Task details
Lines that contain "Output" are to be counted; give only their number.

----- Information given

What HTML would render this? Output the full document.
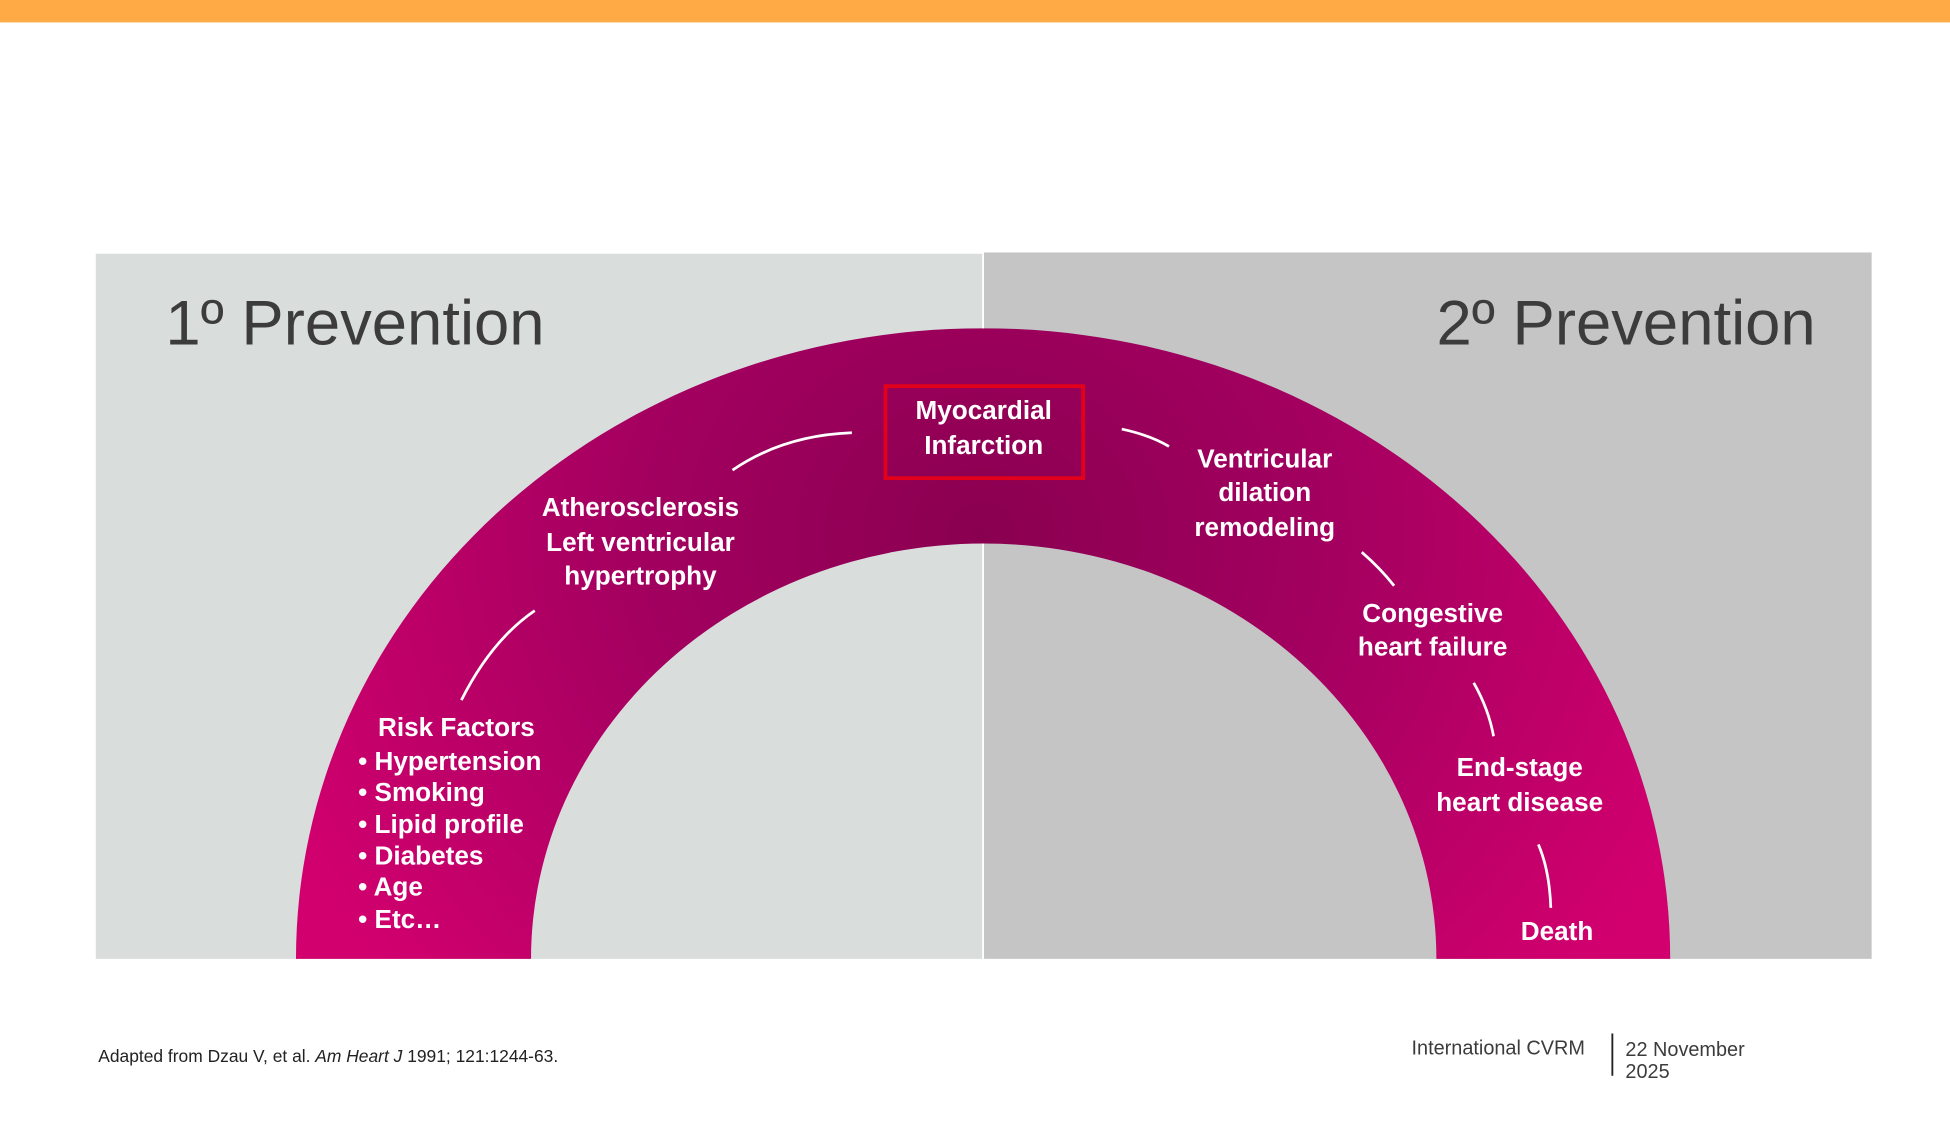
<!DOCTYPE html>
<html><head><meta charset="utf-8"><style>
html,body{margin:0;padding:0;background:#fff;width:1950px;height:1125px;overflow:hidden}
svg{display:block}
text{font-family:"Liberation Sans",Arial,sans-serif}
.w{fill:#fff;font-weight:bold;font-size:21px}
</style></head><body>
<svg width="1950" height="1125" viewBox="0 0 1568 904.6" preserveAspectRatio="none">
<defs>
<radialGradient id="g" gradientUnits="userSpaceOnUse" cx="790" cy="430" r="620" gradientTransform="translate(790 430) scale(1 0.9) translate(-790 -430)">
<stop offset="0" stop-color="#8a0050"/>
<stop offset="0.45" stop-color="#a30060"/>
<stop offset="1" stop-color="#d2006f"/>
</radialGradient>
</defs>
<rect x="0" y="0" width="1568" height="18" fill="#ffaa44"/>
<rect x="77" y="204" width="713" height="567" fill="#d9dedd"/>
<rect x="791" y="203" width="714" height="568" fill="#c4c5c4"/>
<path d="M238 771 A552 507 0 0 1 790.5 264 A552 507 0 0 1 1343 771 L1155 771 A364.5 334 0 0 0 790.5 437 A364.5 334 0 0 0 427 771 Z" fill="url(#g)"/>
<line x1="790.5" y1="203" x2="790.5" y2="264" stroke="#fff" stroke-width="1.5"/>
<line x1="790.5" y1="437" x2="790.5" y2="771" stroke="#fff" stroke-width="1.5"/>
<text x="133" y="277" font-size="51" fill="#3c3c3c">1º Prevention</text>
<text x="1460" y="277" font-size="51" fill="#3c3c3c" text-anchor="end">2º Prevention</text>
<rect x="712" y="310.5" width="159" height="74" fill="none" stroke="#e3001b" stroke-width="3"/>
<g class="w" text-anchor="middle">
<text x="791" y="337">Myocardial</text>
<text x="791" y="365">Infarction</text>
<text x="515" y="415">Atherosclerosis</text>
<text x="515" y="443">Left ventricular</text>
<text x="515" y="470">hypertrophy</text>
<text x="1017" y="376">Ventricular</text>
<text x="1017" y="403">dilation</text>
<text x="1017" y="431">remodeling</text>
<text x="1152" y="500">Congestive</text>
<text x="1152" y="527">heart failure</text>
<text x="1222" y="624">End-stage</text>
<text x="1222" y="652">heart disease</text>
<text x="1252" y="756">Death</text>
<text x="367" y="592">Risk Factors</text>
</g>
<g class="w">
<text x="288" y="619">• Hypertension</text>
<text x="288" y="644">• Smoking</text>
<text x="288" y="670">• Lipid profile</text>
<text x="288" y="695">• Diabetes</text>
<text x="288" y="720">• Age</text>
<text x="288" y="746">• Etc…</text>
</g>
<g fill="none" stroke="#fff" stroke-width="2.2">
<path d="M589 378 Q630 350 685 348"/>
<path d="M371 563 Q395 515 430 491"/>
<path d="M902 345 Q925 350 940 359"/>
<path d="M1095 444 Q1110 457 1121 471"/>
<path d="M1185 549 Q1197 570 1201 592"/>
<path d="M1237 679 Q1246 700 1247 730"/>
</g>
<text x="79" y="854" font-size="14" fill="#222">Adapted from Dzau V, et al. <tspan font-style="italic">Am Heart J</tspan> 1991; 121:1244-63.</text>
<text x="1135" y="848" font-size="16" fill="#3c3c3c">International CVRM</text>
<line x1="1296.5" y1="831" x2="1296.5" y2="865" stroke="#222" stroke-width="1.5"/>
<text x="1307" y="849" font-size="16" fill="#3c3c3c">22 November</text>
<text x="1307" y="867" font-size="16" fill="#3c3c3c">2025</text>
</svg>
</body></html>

----------
----- Information given

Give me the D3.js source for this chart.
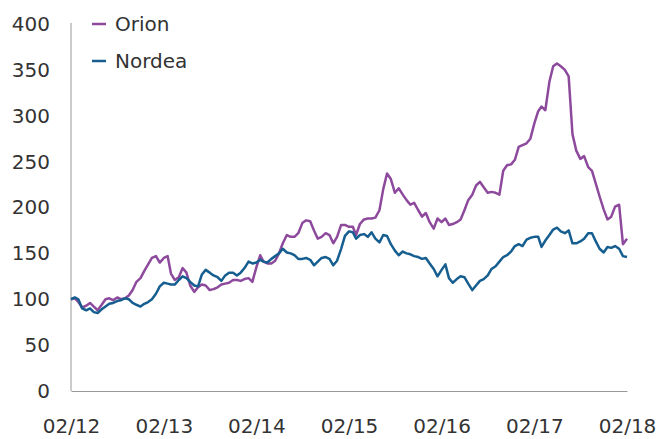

----------
----- Information given

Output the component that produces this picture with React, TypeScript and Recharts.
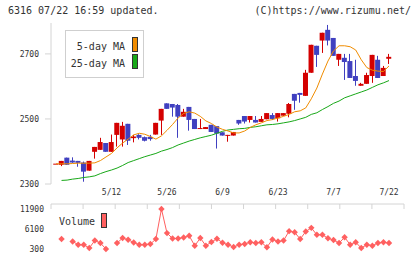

----------

Answer to the problem
2